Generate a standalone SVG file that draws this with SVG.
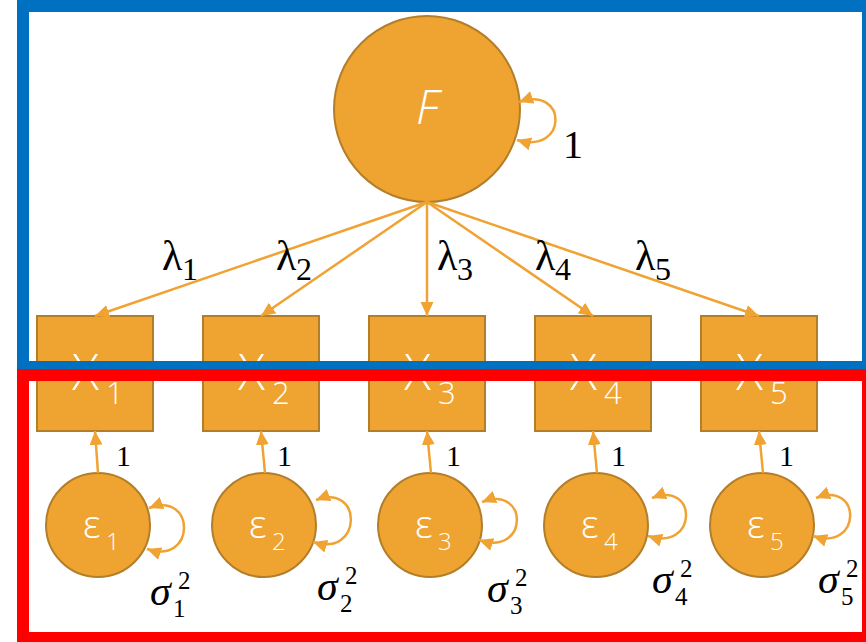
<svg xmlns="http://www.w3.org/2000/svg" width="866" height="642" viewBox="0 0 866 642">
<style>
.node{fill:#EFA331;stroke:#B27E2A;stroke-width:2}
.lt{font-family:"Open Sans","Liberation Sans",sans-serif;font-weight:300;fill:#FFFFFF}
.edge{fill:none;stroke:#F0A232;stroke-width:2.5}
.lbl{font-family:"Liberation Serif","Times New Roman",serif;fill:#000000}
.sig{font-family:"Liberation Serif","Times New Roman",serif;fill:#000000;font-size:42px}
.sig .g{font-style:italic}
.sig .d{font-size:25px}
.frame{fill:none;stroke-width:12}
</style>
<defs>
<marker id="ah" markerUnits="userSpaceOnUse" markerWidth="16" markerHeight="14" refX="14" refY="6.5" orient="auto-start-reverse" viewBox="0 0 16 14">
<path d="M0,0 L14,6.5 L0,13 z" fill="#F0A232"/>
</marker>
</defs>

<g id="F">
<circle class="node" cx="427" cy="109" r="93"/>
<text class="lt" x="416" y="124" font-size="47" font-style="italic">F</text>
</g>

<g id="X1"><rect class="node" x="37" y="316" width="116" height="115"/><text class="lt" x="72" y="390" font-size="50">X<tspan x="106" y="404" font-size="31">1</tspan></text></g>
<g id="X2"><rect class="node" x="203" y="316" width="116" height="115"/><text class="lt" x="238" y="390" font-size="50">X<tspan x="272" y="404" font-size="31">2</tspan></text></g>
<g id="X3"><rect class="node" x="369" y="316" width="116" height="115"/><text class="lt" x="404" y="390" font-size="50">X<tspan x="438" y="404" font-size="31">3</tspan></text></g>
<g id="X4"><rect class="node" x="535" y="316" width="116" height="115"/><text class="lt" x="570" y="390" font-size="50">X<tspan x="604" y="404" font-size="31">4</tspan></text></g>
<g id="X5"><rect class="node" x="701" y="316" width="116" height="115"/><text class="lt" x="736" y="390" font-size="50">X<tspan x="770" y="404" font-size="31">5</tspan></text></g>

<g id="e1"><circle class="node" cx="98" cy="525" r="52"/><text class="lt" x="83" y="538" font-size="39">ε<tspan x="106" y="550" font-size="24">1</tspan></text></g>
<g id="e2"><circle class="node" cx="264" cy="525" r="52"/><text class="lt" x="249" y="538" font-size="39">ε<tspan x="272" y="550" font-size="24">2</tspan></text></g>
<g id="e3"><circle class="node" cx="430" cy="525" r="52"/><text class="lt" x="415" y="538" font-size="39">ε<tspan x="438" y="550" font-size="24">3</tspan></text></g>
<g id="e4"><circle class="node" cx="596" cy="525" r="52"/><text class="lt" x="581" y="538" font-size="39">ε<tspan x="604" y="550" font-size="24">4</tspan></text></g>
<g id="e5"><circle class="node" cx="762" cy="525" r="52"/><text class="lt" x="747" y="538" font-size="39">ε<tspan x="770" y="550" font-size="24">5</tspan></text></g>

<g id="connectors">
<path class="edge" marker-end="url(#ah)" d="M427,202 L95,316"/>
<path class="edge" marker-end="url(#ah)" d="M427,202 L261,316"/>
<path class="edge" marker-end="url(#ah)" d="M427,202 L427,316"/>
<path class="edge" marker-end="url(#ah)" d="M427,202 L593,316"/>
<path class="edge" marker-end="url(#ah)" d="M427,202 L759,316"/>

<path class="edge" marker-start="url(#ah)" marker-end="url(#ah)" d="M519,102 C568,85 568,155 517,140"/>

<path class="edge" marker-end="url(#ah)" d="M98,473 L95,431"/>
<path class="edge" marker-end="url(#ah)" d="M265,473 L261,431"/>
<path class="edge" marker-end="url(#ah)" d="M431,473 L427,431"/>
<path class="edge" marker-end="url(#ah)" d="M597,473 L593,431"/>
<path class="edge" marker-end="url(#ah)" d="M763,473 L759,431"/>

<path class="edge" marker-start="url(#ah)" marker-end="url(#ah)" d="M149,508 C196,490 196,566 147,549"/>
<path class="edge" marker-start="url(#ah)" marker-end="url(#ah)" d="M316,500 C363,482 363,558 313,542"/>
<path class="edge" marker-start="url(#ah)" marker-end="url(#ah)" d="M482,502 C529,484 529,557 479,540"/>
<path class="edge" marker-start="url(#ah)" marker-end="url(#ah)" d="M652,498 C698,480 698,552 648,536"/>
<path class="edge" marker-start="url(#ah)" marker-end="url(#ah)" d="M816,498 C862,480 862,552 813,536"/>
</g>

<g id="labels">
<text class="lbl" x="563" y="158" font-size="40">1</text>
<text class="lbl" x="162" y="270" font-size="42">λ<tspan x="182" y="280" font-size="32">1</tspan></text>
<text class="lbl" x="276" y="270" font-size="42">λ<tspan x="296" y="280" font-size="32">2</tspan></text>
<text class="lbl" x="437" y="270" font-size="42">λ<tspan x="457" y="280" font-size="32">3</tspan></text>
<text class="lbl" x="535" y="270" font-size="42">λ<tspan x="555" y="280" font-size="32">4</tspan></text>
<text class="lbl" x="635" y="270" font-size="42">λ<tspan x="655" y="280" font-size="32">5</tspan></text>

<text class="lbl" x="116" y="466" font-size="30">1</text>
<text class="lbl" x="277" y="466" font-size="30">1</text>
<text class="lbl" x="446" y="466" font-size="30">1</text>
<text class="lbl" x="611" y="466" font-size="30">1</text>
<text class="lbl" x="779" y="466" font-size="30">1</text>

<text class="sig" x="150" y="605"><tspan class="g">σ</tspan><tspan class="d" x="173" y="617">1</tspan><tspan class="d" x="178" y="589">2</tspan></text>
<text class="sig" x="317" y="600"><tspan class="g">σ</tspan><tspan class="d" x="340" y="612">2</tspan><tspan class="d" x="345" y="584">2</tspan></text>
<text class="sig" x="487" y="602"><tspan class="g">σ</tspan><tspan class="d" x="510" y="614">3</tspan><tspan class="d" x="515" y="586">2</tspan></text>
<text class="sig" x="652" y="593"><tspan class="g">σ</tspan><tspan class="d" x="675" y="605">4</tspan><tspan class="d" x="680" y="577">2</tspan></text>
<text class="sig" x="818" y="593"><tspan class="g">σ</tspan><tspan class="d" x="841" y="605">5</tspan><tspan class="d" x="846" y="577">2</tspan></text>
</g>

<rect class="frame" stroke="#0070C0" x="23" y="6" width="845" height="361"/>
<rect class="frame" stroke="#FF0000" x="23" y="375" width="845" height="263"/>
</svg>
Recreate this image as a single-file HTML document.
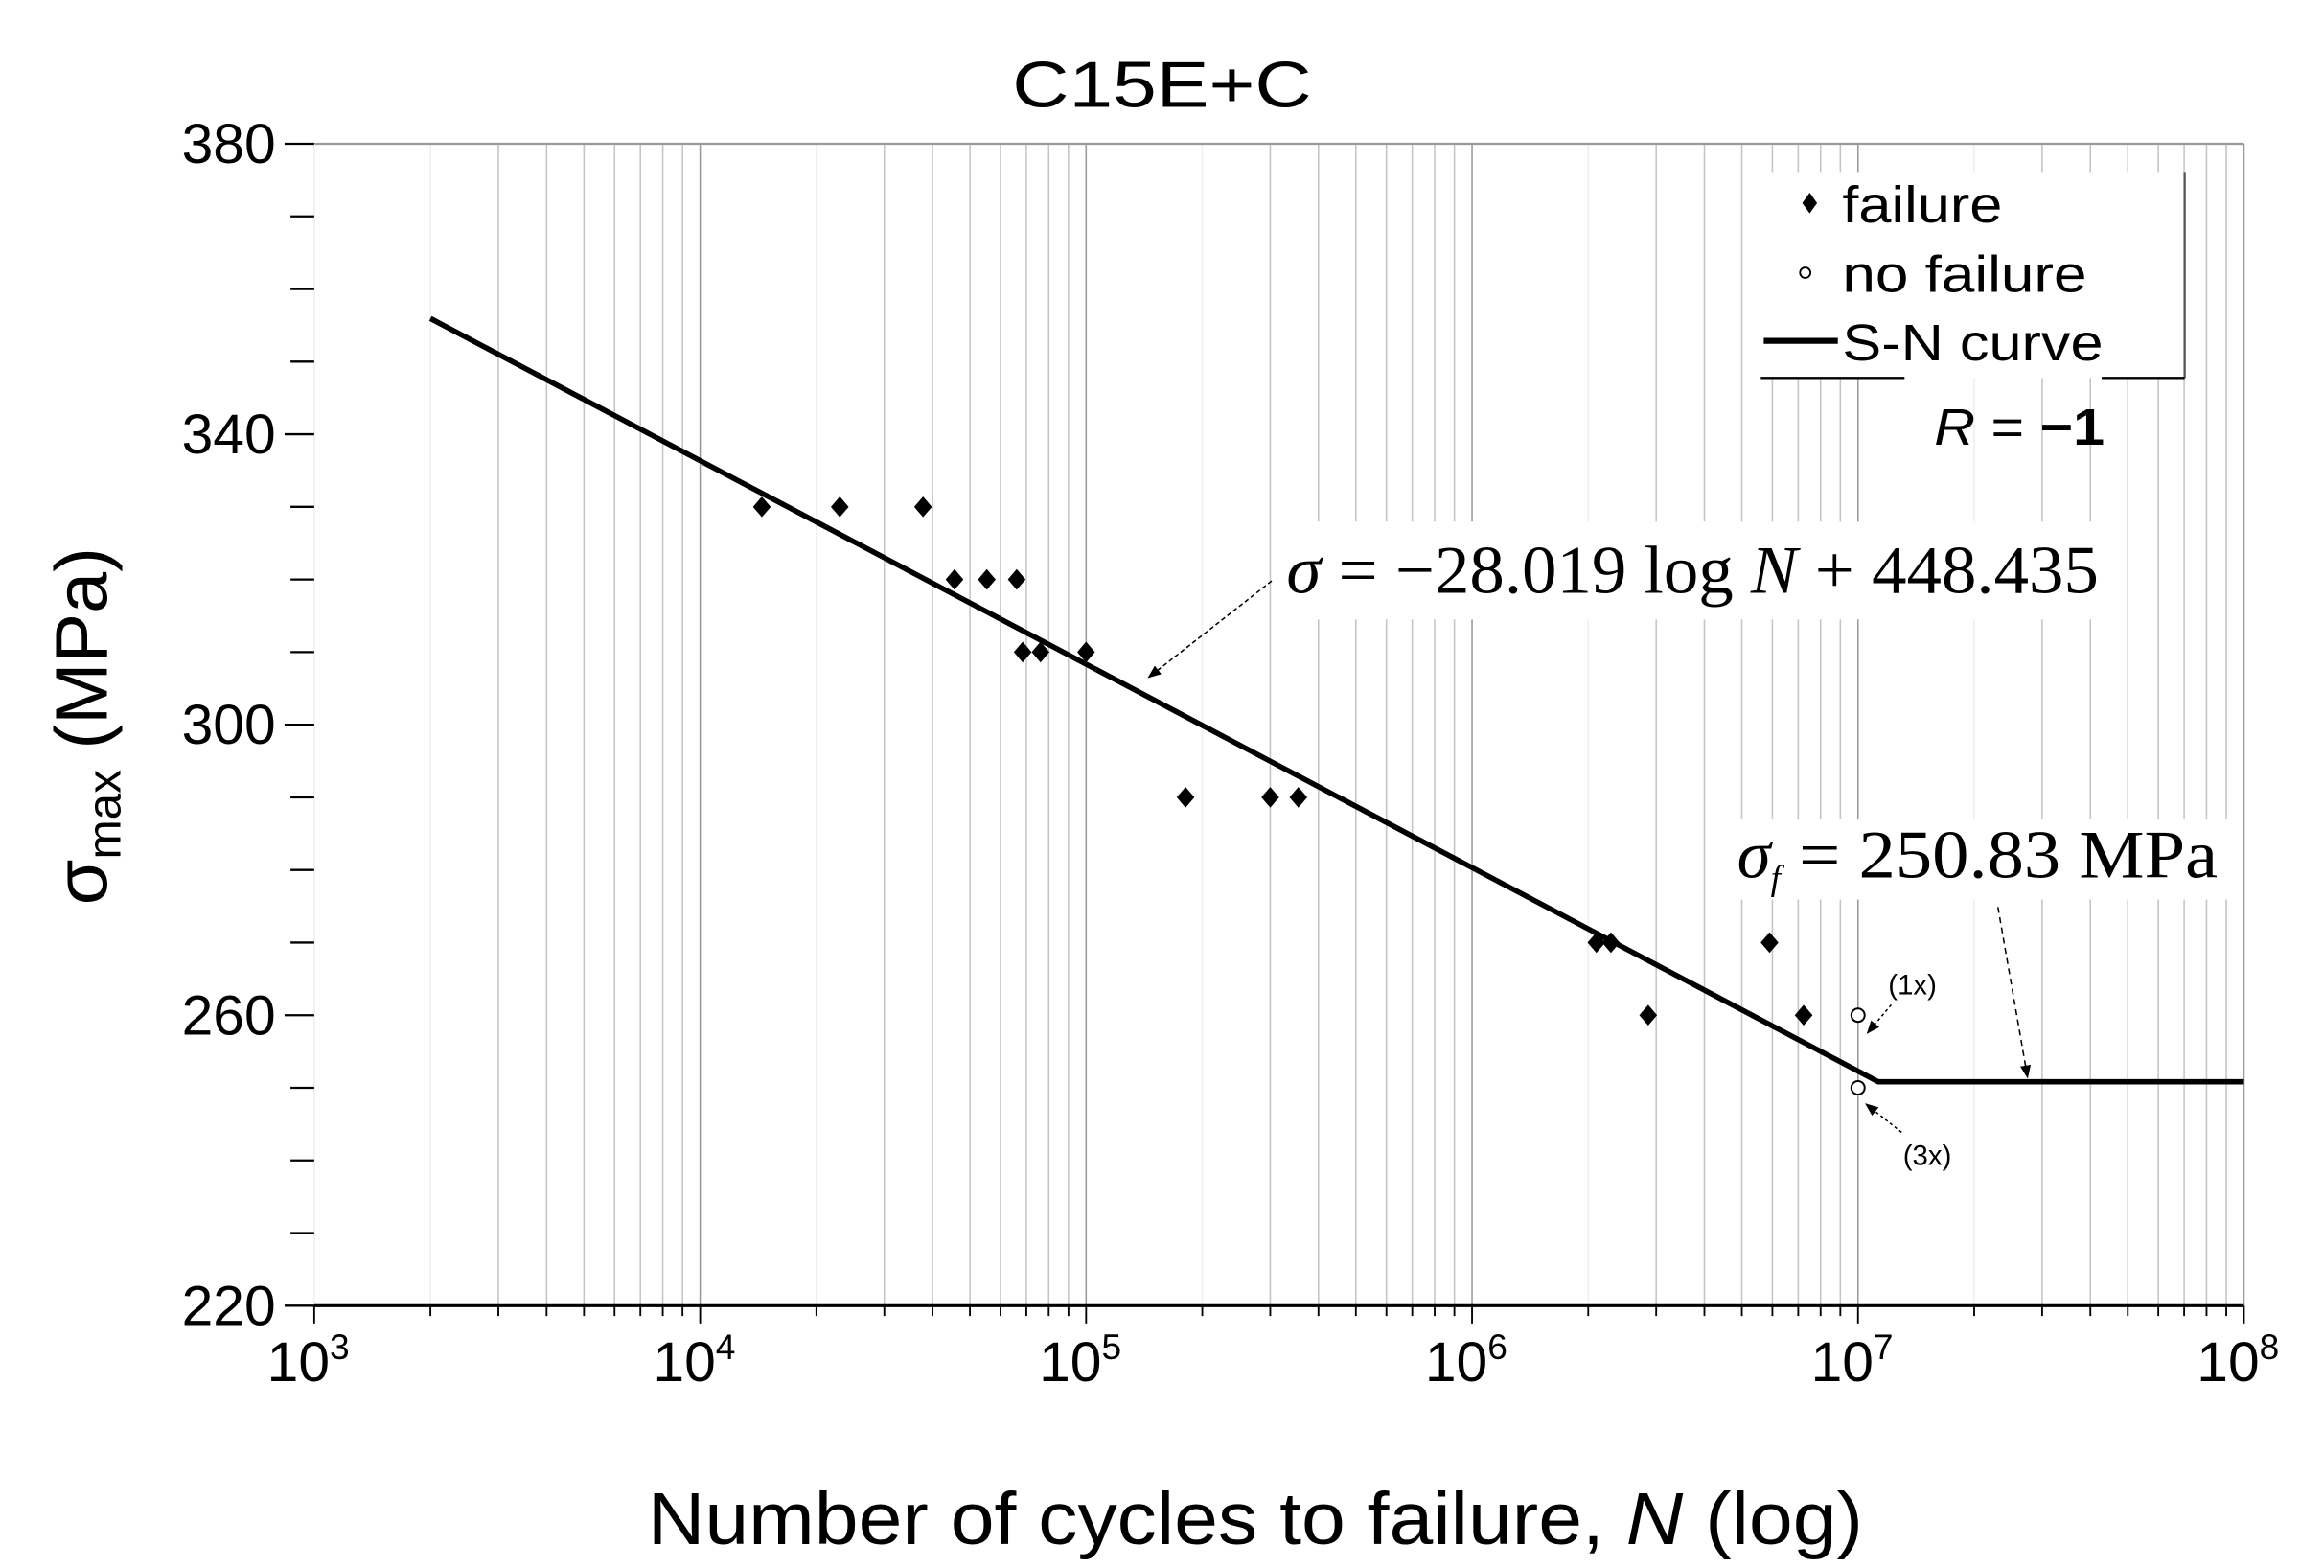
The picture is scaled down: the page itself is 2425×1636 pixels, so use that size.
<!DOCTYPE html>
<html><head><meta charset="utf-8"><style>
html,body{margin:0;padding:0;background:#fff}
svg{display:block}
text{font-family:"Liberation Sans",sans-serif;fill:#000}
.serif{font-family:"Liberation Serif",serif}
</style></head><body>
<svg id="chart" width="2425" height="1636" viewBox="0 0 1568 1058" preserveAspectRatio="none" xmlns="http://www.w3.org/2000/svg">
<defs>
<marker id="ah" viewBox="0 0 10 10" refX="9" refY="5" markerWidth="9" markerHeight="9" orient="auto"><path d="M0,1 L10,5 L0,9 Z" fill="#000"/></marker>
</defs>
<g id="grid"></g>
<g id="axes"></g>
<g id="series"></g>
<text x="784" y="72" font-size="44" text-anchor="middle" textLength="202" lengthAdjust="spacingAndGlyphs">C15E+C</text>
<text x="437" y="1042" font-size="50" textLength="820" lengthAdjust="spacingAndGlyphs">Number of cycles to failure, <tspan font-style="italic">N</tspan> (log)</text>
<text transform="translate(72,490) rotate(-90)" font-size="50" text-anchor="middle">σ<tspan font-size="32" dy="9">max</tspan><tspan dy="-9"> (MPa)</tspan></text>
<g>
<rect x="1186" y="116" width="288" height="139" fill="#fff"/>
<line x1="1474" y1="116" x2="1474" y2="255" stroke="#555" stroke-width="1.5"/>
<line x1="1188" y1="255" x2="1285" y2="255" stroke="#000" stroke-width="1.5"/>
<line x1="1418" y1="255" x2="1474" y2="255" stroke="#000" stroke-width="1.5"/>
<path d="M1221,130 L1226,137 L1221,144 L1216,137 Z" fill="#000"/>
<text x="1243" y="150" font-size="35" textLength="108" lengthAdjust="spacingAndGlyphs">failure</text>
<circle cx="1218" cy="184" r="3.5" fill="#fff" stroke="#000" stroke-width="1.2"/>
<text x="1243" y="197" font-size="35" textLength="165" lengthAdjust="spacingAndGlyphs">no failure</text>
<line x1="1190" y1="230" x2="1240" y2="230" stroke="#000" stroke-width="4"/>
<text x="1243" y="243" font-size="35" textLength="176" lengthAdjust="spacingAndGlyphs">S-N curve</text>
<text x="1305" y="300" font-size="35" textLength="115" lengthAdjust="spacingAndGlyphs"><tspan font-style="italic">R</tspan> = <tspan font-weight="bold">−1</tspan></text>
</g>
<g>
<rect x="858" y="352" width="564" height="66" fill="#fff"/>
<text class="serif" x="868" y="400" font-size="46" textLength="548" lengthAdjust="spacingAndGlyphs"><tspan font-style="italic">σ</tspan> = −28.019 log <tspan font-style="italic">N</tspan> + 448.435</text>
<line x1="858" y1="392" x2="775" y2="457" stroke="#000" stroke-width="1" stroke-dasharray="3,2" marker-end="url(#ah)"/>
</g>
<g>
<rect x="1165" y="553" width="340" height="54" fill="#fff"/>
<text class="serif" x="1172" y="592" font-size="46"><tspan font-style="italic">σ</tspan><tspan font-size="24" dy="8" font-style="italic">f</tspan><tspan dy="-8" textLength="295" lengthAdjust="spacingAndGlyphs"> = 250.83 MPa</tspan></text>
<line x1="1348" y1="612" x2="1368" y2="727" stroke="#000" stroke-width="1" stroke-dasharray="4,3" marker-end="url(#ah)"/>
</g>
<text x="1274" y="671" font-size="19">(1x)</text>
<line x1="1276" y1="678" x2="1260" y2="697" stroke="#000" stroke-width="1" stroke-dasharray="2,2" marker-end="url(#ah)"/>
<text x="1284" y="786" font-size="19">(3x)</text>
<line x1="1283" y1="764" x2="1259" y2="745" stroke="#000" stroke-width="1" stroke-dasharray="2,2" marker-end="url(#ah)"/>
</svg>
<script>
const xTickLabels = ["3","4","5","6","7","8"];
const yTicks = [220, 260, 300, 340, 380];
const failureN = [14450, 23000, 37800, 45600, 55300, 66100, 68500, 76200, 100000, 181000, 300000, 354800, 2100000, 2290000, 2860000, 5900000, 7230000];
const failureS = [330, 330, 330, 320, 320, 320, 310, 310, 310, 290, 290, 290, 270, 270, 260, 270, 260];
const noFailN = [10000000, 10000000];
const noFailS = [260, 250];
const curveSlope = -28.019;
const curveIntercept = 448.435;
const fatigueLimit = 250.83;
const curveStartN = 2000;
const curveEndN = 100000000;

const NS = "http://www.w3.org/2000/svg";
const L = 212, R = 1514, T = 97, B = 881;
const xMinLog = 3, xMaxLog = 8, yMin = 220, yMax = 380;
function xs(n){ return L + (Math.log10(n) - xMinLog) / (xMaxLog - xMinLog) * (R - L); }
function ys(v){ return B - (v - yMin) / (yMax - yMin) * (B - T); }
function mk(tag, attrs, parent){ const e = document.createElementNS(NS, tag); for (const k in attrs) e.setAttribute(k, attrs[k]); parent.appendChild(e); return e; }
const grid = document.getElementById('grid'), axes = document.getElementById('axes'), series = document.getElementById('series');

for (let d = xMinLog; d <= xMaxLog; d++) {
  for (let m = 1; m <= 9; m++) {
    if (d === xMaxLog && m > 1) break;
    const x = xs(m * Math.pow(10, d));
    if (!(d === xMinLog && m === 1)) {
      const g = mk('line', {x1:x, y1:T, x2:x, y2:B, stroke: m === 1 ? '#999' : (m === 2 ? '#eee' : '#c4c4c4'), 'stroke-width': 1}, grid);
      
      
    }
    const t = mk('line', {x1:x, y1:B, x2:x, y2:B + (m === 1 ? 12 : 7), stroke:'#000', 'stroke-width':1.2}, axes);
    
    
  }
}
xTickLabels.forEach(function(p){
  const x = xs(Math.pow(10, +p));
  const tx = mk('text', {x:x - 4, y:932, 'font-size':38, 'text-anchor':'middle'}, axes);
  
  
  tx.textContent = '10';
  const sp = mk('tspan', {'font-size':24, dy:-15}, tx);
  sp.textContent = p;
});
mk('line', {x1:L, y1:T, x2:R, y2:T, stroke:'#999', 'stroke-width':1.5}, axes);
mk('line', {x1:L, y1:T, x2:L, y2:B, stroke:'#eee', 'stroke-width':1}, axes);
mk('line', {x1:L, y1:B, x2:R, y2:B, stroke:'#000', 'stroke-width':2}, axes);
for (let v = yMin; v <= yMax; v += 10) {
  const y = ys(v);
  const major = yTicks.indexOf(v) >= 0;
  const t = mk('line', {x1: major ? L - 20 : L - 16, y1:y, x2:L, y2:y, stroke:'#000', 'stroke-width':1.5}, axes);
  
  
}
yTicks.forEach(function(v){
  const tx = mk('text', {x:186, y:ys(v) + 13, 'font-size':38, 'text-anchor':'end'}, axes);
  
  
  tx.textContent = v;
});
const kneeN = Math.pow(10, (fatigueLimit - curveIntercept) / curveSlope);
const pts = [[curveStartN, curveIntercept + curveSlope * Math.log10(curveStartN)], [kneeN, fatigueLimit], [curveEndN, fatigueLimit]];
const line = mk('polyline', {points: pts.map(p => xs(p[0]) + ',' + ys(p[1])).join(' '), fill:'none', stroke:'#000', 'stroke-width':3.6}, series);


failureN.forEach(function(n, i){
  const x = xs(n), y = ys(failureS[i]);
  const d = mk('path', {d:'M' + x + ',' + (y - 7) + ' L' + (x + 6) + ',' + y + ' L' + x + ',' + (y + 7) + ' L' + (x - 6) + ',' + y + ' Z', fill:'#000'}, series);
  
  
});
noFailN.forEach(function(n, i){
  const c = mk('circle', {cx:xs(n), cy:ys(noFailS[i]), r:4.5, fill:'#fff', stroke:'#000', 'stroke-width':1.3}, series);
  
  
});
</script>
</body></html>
▬▬▬▬▬▬▬▬▬▬
## Goal
Select all lines with the word "that" from the entries above.

## Response
Generate a standalone SVG file that draws this with SVG.
The picture is scaled down: the page itself is 2425×1636 pixels, so use that size.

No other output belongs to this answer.